Choosing hope over homophobia

By Daniel Pitt.

Anti-Putin protest

Britain’s first ever same-sex weddings will be celebrated in a few weeks from now after decades of gradual progress, but the shadow of homophobia still hangs on nations across the world. 76 countries still criminalise homosexuality and in ten of those the death penalty is still exercised. LGBT people still face targeted sexual violence, assaults and even murder; it is rarely mentioned in the British press and many are ignorant of the prejudice and discrimination faced by millions every day. Much of it is fanned by religious groups, media outlets and the state.

Russia is currently hosting the Winter Olympics in Sochi and says it welcomes international visitors – unless they happen to be gay, of course.
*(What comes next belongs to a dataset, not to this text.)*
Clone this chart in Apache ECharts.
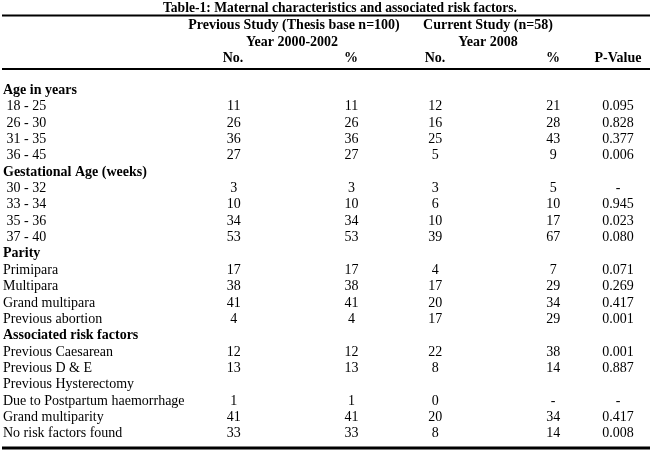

Bigoted president Vladimir Putin is using LGBT people as a distraction from his political corruption by introducing an onslaught of regressive legislation to demonise the gay community. An international uproar has predictably followed, particularly at his ‘gay propaganda’ law which literally makes it illegal to even mention homosexuality. LGBT activists are deeply concerned about the dramatic increase in homophobic attacks since the bill was introduced – but that hasn’t stopped Coca-Cola, McDonald’s and other big multinational corporations from sponsoring the event.

Nigeria’s president Goodluck Jonathan signed a law making equal marriage a criminal offence last month, punishable by fourteen years in prison. A barbaric witch-hunt has been whipped up since its implementation with mass arrests and 11 Muslim men put on trial in an Islamic court accused of homosexuality. Sharia Law usually prescribes death by stoning for anyone convicted of this ‘crime’. Nigeria is still deeply conservative and political leaders are capitalising on this to divert voters from political corruption and endemic economic inequality. The situation has been worsened by mega-rich US evangelists forging strong ties with homophobic religious and political leaders to encourage this disgraceful persecution.

Human rights violations are becoming a major international issue against the backdrop of scapegoating as a populist excuse for the social instability caused by capitalism. They hide behind the cowardly rhetoric of ‘traditional values’ being eroded to distract their people from rising living costs and political tyranny. The ruling-class purposely targets the LGBT community by propagating prejudices and misconceptions to divide the working-class, thus diverting all attention from the all-out class war which will stop at nothing to undermine our collective liberties. Demonstrating solidarity with the oppressed is naturally vital but we must work, alongside the LGBT community and other disadvantaged groups, towards fostering a socialist alternative which places at its heart a social vision of cooperation, peace and understanding.